I want scrape relative website which link shared below.I need some parameters and I found the best solution like this for me.But I need scape different 2 part and I have no idea how to combine it well (combine as column) That is why I need your help.Also I am open for better solution. I need also skip some row cause of wrong scrape.Also I Dont wanna add some null rows. I will share output as a file . http://s7.dosya.tc/server14/tnx4u0/test.json.zip.html
In fact it must be table loop inside of base loop. But for show it better I did it like that for now. Thanks a lot
class KingsatSpider(Spider):
name = 'kingsat'
allowed_domains = ['https://tr.kingofsat.net/tvsat-turksat4a.php']
start_urls = ['https://tr.kingofsat.net/tvsat-turksat4a.php']

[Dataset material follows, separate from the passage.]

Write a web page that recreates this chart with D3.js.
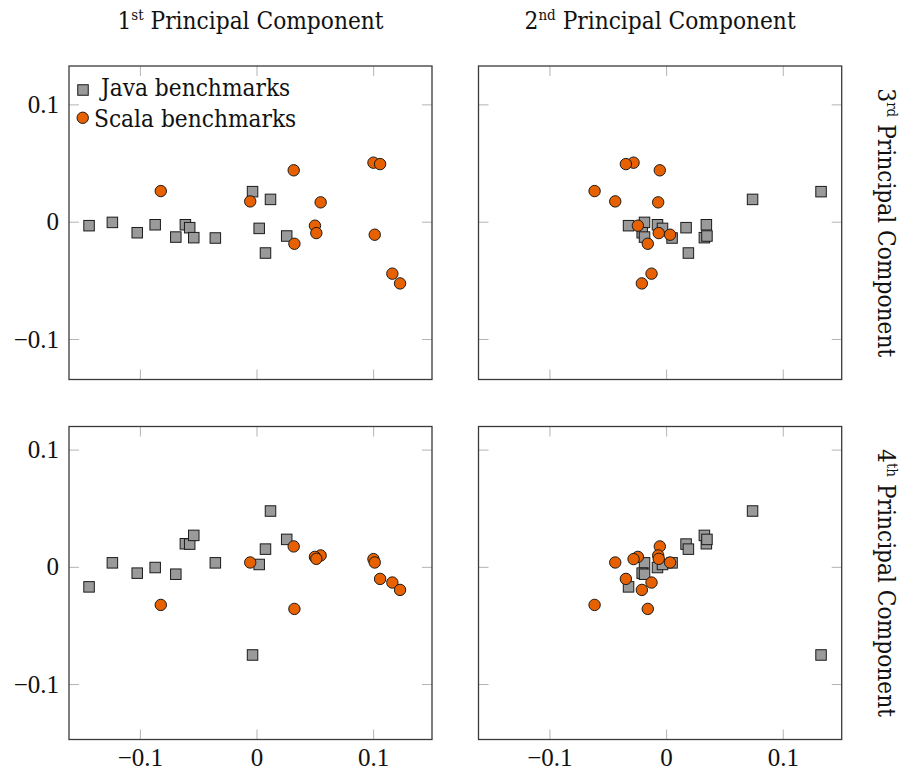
<!DOCTYPE html>
<html><head><meta charset="utf-8">
<script src="https://cdn.jsdelivr.net/npm/d3@7"></script>
<style>
body{margin:0;background:#fff;}
svg{display:block;}
.lab{font-family:"DejaVu Serif Condensed","DejaVu Serif",serif;font-stretch:condensed;font-size:24.2px;fill:#111;}
.tick text{font-family:"Liberation Serif","Times New Roman",serif;font-size:25px;fill:#111;}
</style></head>
<body>
<svg id="chart" width="914" height="771"></svg>
<script>
// Benchmark scores on the principal components
const javaPC1 = [-0.1436,-0.1236,-0.1023,-0.0869,-0.0692,-0.0610,-0.0573,-0.0538,-0.0353,-0.0034,0.0120,0.0023,0.0259,0.0077];
const javaPC2 = [-0.0322,-0.0185,-0.0205,-0.0074,-0.0185,0.0345,0.0171,0.0328,0.0051,0.1328,0.0741,-0.0031,0.0350,0.0191];
const javaPC3 = [-0.0034,-0.0006,-0.0094,-0.0026,-0.0131,-0.0026,-0.0051,-0.0136,-0.0139,0.0256,0.0190,-0.0057,-0.0122,-0.0267];
const javaPC4 = [-0.0171,0.0034,-0.0054,-0.0006,-0.0063,0.0197,0.0194,0.0268,0.0034,-0.0752,0.0476,0.0020,0.0234,0.0151];

const scalaPC1 = [-0.0821,-0.0054,0.0319,0.0550,0.0501,0.0513,0.0325,0.1003,0.1060,0.1014,0.1165,0.1231];
const scalaPC2 = [-0.0613,-0.0436,-0.0054,-0.0068,-0.0242,-0.0063,-0.0157,-0.0279,-0.0345,0.0034,-0.0125,-0.0208];
const scalaPC3 = [0.0261,0.0173,0.0438,0.0165,-0.0034,-0.0097,-0.0188,0.0503,0.0491,-0.0111,-0.0443,-0.0526];
const scalaPC4 = [-0.0325,0.0037,0.0174,0.0097,0.0085,0.0068,-0.0359,0.0066,-0.0103,0.0037,-0.0134,-0.0197];

const tickValues = [-0.1, 0, 0.1];
const colTitles = [["1","st"," Principal Component"],["2","nd"," Principal Component"]];
const rowTitles = [["3","rd"," Principal Component"],["4","th"," Principal Component"]];
const legendLabels = ["Java benchmarks","Scala benchmarks"];

const xDomain = [-0.1608, 0.1505];
const yDomains = [[-0.1345, 0.1327],[-0.1473, 0.1197]];

const cols = [{x0:69, x1:432, java:javaPC1, scala:scalaPC1},{x0:478.5, x1:841.7, java:javaPC2, scala:scalaPC2}];
const rows = [{y0:66, y1:379.5, java:javaPC3, scala:scalaPC3},{y0:426.5, y1:739.5, java:javaPC4, scala:scalaPC4}];

const svg = d3.select("#chart");
const grayFill = "#9a9a9a", orangeFill = "#e86100", markStroke = "#1a1a1a";
const sq = 10.5, rad = 5.7;
const fmt = d => d === 0 ? "0" : d3.format(".1f")(d);

rows.forEach((row, ri) => {
  cols.forEach((col, ci) => {
    const x = d3.scaleLinear().domain(xDomain).range([col.x0, col.x1]);
    const y = d3.scaleLinear().domain(yDomains[ri]).range([row.y1, row.y0]);
    const g = svg.append("g");

    const styleAxis = sel => {
      sel.select(".domain").remove();
      sel.selectAll(".tick line").attr("stroke", "#b4b4b4").attr("stroke-width", 1);
    };
    g.append("g").attr("transform", `translate(0,${row.y1})`)
      .call(d3.axisBottom(x).tickValues(tickValues).tickSize(-10).tickPadding(9).tickFormat(ri === 1 ? fmt : ""))
      .call(styleAxis);
    g.append("g").attr("transform", `translate(0,${row.y0})`)
      .call(d3.axisTop(x).tickValues(tickValues).tickSize(-10).tickFormat(""))
      .call(styleAxis);
    g.append("g").attr("transform", `translate(${col.x0},0)`)
      .call(d3.axisLeft(y).tickValues(tickValues).tickSize(-10).tickPadding(10).tickFormat(ci === 0 ? fmt : ""))
      .call(styleAxis);
    g.append("g").attr("transform", `translate(${col.x1},0)`)
      .call(d3.axisRight(y).tickValues(tickValues).tickSize(-10).tickFormat(""))
      .call(styleAxis);
    svg.selectAll(".tick text").attr("fill", "#111");

    g.append("rect").attr("x", col.x0).attr("y", row.y0)
      .attr("width", col.x1 - col.x0).attr("height", row.y1 - row.y0)
      .attr("fill", "none").attr("stroke", "#3a3a3a").attr("stroke-width", 1.3);

    const jd = col.java.map((v, i) => [v, row.java[i]]);
    const sd = col.scala.map((v, i) => [v, row.scala[i]]);
    g.selectAll("rect.java").data(jd).join("rect").attr("class", "java")
      .attr("x", d => x(d[0]) - sq/2).attr("y", d => y(d[1]) - sq/2)
      .attr("width", sq).attr("height", sq)
      .attr("fill", grayFill).attr("stroke", markStroke).attr("stroke-width", 1);
    g.selectAll("circle.scala").data(sd).join("circle").attr("class", "scala")
      .attr("cx", d => x(d[0])).attr("cy", d => y(d[1])).attr("r", rad)
      .attr("fill", orangeFill).attr("stroke", markStroke).attr("stroke-width", 1);
  });
});

// column titles
colTitles.forEach((t, i) => {
  const cx = (cols[i].x0 + cols[i].x1) / 2;
  const txt = svg.append("text").attr("class", "lab").attr("x", cx).attr("y", 29).attr("text-anchor", "middle");
  txt.append("tspan").text(t[0]);
  txt.append("tspan").attr("font-size", 15).attr("dy", -9).text(t[1]);
  txt.append("tspan").attr("dy", 9).text(t[2]);
});
// row titles (rotated)
rowTitles.forEach((t, i) => {
  const cy = (rows[i].y0 + rows[i].y1) / 2;
  const txt = svg.append("text").attr("class", "lab")
    .attr("transform", `translate(878,${cy}) rotate(90)`).attr("text-anchor", "middle");
  txt.append("tspan").text(t[0]);
  txt.append("tspan").attr("font-size", 15).attr("dy", -9).text(t[1]);
  txt.append("tspan").attr("dy", 9).text(t[2]);
});

// legend
const leg = svg.append("g");
leg.append("rect").attr("x", 83 - sq/2).attr("y", 90 - sq/2).attr("width", sq).attr("height", sq)
  .attr("fill", grayFill).attr("stroke", markStroke).attr("stroke-width", 1);
leg.append("circle").attr("cx", 82.7).attr("cy", 117.8).attr("r", rad)
  .attr("fill", orangeFill).attr("stroke", markStroke).attr("stroke-width", 1);
leg.append("text").attr("class", "lab").attr("x", 101).attr("y", 96).text(legendLabels[0]);
leg.append("text").attr("class", "lab").attr("x", 94).attr("y", 126.5).text(legendLabels[1]);
</script>
</body></html>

def parse(self, response):
tables=response.xpath('//*[@class="fl"]/tr')
bases=response.xpath('//table[@class="frq"]/tr')
for base in bases:
yield {
'Frekans':base.xpath('.//td[3]/text()').extract_first(),
'Polarizasyon':base.xpath('.//td[4]/text()').extract_first(),
'Kapsam':base.xpath('.//td[6]/a/text()').extract_first(),
'SR':base.xpath('.//td[9]/a[1]/text()').extract_first(),
'FEC':base.xpath('.//td[9]/a[2]/text()').extract_first(),
}
for table in tables:
yield {
'channel' :table.xpath('.//td[3]/a/text()').extract_first(),
'V-PID' : table.xpath('.//td[9]/text()[1]').extract_first(),
'A-PID' : table.xpath('.//td[10]/text()[1]').extract_first(),
}